This week we are out in the countryside, in Blenheim Ontario. We are at a beautiful Spanish style residential home with a flat roof. The client contacted Legacy Flat Roofing as they were having a lot of issues with their roof, so they called us in to locate the roof, and find the most cost effective and professional flat roof repair to stop leaks.
The client reported water coming into the house, and flooding the basement. It wasn’t just a few drips either, the client reported literally buckets of water leaking into their home. This was a really bad leak that needed urgent addressing. This job took more than a day as we had to take some time to locate what the actual cause of the roof leak so we could properly address it.
The roof system was a 2ply modified bitumen built up roof system.
We could tell from our initial investigation that this wasn’t a pinhole leak, something more significant was going on, like some metal detail was missing, or there was a larger hole letting in water. It took some time to find this one, fortunately we have had years of investigating flat roof leaks, and know some of the warning signs to look out for when looking for a vulnerability in a building envelope.
You can see in the video where the ceramic roof tile transitions to the roof membrane, where the angle meets the flat section. There are roof drains, and what looks like mastic just put everywhere, no doubt trying to find the leaks in the past without success. The client did say roofers have come in over and over again to try to fix this issue.
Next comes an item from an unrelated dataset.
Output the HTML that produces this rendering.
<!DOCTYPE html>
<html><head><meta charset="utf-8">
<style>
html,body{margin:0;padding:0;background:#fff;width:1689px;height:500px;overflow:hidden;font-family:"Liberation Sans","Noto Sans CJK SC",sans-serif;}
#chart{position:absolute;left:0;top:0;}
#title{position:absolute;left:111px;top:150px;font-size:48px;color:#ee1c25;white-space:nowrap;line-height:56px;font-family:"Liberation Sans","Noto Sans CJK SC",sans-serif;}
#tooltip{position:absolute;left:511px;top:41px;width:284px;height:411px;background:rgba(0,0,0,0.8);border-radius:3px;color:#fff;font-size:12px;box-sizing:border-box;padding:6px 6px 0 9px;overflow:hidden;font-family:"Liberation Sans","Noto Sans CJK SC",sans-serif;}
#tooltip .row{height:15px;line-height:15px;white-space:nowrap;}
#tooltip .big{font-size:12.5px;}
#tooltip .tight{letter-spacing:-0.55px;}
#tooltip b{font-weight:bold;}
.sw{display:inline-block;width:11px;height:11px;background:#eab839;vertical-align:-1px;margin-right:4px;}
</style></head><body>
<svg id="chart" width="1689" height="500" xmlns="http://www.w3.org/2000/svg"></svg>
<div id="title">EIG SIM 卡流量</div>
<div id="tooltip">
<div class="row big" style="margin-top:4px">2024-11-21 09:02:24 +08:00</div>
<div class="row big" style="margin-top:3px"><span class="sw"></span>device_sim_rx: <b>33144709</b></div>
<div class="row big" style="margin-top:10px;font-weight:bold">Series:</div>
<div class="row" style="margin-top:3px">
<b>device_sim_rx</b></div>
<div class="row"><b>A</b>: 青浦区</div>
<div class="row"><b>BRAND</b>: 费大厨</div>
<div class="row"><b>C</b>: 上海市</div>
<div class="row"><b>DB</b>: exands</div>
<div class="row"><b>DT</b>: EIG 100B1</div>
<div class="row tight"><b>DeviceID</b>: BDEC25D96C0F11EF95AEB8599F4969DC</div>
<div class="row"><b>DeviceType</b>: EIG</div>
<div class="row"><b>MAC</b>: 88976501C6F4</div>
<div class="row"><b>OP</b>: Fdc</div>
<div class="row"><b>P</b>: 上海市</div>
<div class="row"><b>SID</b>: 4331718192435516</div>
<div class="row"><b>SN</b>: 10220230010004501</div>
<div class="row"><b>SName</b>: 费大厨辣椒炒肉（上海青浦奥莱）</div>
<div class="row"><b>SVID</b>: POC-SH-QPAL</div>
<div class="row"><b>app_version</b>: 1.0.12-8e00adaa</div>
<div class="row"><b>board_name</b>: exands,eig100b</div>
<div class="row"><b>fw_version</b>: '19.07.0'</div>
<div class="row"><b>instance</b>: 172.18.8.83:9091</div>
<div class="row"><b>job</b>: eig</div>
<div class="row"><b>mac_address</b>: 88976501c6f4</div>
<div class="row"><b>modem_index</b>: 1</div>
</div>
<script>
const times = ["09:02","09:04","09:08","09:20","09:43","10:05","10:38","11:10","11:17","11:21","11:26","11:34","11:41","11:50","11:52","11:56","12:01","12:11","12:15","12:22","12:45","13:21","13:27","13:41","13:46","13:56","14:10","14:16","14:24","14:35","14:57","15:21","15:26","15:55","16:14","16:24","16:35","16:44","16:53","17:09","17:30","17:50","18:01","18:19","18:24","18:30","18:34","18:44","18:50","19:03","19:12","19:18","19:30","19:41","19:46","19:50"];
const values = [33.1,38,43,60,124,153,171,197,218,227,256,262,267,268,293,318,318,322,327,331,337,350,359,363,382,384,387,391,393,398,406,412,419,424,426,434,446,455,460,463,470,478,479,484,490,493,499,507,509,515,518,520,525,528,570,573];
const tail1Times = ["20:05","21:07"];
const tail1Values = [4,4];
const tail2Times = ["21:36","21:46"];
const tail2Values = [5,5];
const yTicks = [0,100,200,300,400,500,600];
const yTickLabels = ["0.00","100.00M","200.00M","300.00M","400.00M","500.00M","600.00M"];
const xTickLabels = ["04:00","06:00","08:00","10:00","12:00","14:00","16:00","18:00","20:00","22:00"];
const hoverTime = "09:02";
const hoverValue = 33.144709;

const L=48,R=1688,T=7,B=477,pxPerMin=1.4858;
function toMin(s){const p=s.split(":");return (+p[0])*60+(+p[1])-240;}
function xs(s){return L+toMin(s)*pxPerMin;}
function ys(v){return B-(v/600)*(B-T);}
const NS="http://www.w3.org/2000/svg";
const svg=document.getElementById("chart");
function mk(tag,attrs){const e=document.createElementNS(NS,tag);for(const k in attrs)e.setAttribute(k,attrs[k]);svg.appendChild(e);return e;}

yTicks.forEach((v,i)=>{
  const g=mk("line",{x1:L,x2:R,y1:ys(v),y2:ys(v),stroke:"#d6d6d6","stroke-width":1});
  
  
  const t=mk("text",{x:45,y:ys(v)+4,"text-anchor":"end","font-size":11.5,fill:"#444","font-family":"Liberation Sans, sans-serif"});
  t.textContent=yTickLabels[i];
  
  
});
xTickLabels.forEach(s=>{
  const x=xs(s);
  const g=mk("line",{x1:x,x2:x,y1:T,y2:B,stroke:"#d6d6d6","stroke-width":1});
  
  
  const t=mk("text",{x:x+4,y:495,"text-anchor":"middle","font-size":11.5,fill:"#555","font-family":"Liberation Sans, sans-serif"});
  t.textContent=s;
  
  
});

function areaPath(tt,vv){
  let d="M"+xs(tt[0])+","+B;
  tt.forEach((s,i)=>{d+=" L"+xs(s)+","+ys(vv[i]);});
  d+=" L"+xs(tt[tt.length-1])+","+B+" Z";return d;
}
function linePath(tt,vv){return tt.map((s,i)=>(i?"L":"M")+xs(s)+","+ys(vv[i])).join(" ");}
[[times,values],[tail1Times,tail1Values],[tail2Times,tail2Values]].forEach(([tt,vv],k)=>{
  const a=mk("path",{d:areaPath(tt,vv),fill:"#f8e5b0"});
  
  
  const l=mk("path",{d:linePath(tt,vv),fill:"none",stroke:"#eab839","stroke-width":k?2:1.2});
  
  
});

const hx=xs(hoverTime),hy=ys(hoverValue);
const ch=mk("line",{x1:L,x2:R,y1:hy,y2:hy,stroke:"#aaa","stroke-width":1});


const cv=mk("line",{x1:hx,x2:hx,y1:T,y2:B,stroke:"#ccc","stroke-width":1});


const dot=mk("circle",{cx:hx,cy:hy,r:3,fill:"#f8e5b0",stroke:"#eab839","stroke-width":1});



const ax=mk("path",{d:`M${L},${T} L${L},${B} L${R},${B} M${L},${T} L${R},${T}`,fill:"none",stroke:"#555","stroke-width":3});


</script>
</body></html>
It seemed like mastic was put over every part of the roof details, like the skylight and drain sections.
There was standing water in that section, so we asked the homeowner if they were getting any water in the home, which they said they weren’t, only during heavy rains. So we kept looking for another section. It wasn’t the chimney either as the volume of water was too great to come from there.
We ended up finding the detail, it was where you have a sloped roof tied into a flat roof. This is always a very tough detail to water proof, you have a lot of different angles, corners and materials coming together in the one spot. We removed the metal flashing details, and noticed a lot of wet wood around the section. We also noticed that the cap sheet was no longer well adhered, so when water comes down the tiling during rain, it runs right off into the sections where the membrane has come away. It was all very wet and deteriorated, which is a huge sign that water is a big issue there. We were looking for an open flat roof seam the whole time, and I think we hit the jackpot.
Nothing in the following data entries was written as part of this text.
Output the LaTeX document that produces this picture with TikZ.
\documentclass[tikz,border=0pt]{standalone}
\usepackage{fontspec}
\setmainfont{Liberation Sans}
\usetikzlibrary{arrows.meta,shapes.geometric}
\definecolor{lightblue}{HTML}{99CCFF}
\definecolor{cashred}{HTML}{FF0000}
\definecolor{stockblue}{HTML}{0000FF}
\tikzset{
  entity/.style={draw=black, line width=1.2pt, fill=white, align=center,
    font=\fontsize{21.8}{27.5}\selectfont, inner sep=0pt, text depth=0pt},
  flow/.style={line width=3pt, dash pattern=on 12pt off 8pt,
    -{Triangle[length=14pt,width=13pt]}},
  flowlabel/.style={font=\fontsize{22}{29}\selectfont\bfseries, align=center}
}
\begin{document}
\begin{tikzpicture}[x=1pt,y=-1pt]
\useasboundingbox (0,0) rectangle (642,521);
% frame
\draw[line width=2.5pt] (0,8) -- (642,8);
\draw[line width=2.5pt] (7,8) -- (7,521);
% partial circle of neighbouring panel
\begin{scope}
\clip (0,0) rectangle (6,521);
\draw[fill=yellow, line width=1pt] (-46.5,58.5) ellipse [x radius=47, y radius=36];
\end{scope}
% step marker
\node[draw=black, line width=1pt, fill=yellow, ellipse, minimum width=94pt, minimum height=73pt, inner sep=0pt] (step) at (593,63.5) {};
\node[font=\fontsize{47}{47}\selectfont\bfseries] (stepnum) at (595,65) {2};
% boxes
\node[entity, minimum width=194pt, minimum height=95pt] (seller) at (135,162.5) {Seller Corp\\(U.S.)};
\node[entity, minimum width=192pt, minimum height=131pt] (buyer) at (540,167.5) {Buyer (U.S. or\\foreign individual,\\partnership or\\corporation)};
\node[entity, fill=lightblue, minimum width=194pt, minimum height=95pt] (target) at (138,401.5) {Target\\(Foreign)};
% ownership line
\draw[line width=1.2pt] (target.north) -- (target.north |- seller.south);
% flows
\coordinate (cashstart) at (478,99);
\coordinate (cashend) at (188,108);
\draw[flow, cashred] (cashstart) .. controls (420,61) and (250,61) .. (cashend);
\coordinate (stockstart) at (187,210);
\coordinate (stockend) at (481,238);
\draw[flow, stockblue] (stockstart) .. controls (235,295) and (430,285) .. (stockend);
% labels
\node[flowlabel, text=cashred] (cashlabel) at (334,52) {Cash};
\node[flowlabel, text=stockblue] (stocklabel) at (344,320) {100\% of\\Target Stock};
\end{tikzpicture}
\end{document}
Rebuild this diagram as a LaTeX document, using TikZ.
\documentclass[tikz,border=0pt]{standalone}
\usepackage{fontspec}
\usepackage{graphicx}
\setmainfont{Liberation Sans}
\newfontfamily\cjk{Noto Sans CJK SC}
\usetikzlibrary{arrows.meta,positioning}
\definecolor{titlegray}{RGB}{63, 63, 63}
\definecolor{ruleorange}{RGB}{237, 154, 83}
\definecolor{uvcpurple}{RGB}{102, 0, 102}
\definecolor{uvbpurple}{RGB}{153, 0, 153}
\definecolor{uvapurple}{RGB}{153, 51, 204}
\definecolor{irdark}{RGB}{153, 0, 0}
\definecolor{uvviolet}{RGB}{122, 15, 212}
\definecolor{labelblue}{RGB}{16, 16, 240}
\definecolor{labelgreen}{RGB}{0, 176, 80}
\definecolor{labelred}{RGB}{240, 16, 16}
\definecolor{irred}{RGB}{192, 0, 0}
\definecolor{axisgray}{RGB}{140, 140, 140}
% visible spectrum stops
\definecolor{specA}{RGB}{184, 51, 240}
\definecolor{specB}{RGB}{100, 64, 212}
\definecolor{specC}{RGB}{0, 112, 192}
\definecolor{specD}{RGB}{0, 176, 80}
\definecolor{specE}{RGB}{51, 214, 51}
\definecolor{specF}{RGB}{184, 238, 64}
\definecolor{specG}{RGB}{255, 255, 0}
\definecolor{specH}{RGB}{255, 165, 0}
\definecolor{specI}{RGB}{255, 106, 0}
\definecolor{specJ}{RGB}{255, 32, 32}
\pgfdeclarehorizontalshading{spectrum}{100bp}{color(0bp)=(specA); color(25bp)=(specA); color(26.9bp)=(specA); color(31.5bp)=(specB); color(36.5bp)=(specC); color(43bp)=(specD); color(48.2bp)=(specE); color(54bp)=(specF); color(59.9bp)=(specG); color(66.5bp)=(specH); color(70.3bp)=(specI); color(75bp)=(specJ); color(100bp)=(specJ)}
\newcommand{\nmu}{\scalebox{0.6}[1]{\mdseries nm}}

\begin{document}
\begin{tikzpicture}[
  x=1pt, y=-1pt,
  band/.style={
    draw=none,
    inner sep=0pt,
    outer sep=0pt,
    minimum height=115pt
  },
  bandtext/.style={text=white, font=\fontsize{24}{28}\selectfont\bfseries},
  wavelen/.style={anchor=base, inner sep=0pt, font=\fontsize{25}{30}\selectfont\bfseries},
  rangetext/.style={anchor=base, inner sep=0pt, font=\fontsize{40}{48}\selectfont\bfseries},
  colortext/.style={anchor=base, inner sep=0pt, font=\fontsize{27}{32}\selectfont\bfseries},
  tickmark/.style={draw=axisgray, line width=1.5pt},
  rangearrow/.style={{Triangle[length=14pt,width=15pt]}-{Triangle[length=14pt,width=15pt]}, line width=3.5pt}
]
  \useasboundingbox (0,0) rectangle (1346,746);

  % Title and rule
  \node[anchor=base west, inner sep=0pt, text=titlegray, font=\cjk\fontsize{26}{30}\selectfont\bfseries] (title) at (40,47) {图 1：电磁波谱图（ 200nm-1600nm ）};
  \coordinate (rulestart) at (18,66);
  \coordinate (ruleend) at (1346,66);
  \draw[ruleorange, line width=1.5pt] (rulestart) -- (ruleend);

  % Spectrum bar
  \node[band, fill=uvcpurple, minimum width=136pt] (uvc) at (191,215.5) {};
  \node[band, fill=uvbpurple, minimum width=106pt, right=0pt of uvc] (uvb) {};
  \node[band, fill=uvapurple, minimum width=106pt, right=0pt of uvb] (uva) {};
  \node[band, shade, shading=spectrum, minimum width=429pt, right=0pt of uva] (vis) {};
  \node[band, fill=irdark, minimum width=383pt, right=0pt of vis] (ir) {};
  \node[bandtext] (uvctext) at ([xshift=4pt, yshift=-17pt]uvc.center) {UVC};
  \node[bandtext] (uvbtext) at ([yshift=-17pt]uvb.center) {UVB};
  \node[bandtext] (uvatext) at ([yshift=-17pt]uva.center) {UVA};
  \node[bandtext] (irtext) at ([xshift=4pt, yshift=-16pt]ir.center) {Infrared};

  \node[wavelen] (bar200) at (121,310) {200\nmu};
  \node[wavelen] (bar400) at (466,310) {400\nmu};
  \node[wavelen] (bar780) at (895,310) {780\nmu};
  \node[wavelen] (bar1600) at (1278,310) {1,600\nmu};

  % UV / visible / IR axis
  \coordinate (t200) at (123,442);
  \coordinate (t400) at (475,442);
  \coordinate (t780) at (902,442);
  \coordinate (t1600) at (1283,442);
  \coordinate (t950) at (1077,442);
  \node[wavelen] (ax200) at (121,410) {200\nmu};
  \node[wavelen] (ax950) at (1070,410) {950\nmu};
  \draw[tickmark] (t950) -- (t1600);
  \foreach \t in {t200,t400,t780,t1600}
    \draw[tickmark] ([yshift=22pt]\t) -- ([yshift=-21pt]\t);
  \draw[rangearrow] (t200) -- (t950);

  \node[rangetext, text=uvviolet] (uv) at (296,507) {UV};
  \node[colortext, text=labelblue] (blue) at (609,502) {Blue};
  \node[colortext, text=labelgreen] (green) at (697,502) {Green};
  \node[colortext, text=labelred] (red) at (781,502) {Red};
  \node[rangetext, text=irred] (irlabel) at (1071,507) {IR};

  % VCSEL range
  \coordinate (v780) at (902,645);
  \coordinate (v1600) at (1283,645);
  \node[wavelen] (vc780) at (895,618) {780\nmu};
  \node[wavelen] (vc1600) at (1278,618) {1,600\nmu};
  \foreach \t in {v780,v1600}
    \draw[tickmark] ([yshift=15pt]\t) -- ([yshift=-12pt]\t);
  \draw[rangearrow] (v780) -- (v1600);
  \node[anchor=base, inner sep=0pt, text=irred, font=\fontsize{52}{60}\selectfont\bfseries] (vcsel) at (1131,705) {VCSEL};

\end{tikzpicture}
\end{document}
We are going to fix that detail. We aren’t going to tear the whole thing apart, we are going to clean the area up, and use alsas with a dual application, and then put all the metal flashing back in place, caulk the sections and create an area where water sheds away from that area and out of the home! We are also going to do some seam sealing work on the siding to keep water out, as even though its under the overhang water is still quite active around the whole wall section.
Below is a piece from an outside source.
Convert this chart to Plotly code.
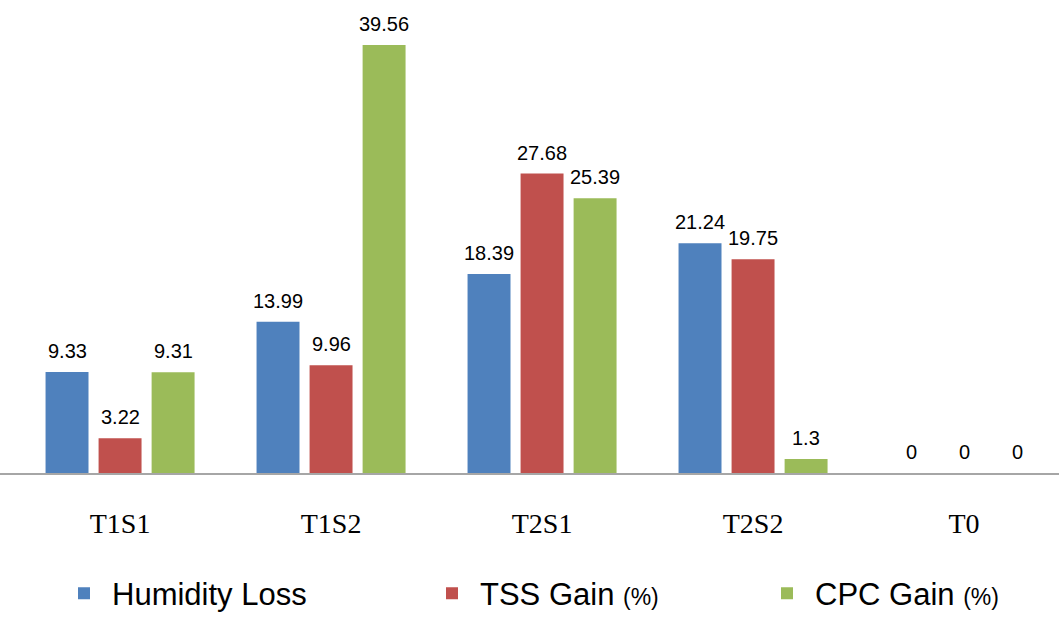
import plotly.graph_objects as go

categories = ["T1S1", "T1S2", "T2S1", "T2S2", "T0"]
humidity_loss = [9.33, 13.99, 18.39, 21.24, 0]
tss_gain = [3.22, 9.96, 27.68, 19.75, 0]
cpc_gain = [9.31, 39.56, 25.39, 1.3, 0]

series_names = ["Humidity Loss",
                "TSS Gain <span style='font-size:23px'>(%)</span>",
                "CPC Gain <span style='font-size:23px'>(%)</span>"]
series_values = [humidity_loss, tss_gain, cpc_gain]
colors = ["#4f81bd", "#c0504d", "#9bbb59"]
legend_ids = ["legend", "legend2", "legend3"]
legend_x = [56, 424, 759]
label_xshift = [-53, 0, 53]

fig = go.Figure()
for name, vals, col, lg in zip(series_names, series_values, colors, legend_ids):
    fig.add_trace(go.Bar(
        x=categories, y=vals, name=name, legend=lg,
        marker=dict(color=col, line=dict(width=0)),
    ))

annotations = []
for vals, dx in zip(series_values, label_xshift):
    for c, v in zip(categories, vals):
        annotations.append(dict(
            x=c, y=v, xref="x", yref="y", text="%g" % v, showarrow=False,
            xshift=dx, yshift=21, yanchor="middle", xanchor="center",
            font=dict(family="Liberation Sans", size=20, color="#000000"),
        ))

legend_common = dict(
    orientation="h", xref="container", yref="container",
    y=0.038, xanchor="left", yanchor="middle",
    font=dict(family="Liberation Sans", size=31, color="#000000"),
    itemwidth=46, bgcolor="rgba(0,0,0,0)",
)

fig.update_layout(
    width=1059, height=617,
    margin=dict(l=0, r=0, t=10, b=144),
    paper_bgcolor="white", plot_bgcolor="white",
    barmode="group", bargap=0.246, bargroupgap=0.19,
    showlegend=True,
    annotations=annotations,
    legend=dict(x=legend_x[0] / 1059, **legend_common),
    legend2=dict(x=legend_x[1] / 1059, **legend_common),
    legend3=dict(x=legend_x[2] / 1059, **legend_common),
    xaxis=dict(
        range=[-0.569, 4.45],
        showline=True, linecolor="#a6a6a6", linewidth=2,
        ticks="", showgrid=False, ticklabelstandoff=24,
        tickfont=dict(family="Liberation Serif", size=28, color="#000000"),
    ),
    yaxis=dict(
        range=[0, 42.8], visible=False, showgrid=False, zeroline=False,
    ),
)

fig.write_html("out.html", config={"displayModeBar": False},
               post_script="document.body.style.margin='0px';")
You can see the repair we completed. We also put another layer of mastic over the area, as we weren’t sure how well of a job the previous roofing contractor did, how well they terminated the membrane seals, so for good measure we added another layer of protection. We don’t always use mastic, but wanted to be doubly sure.
We removed one panel of the soffit. We could see that there was staining, so water is running down the underside of the soffit. We wanted to remove that one panel so that water wouldn’t go all the way to that seam and cause any further issues. It also helps us see how water is behaving up inside the roof, as the clay tiles may be leaking.
The homeowner definitely needs some roof work done at some point, but we were just trying to keep them dry until then.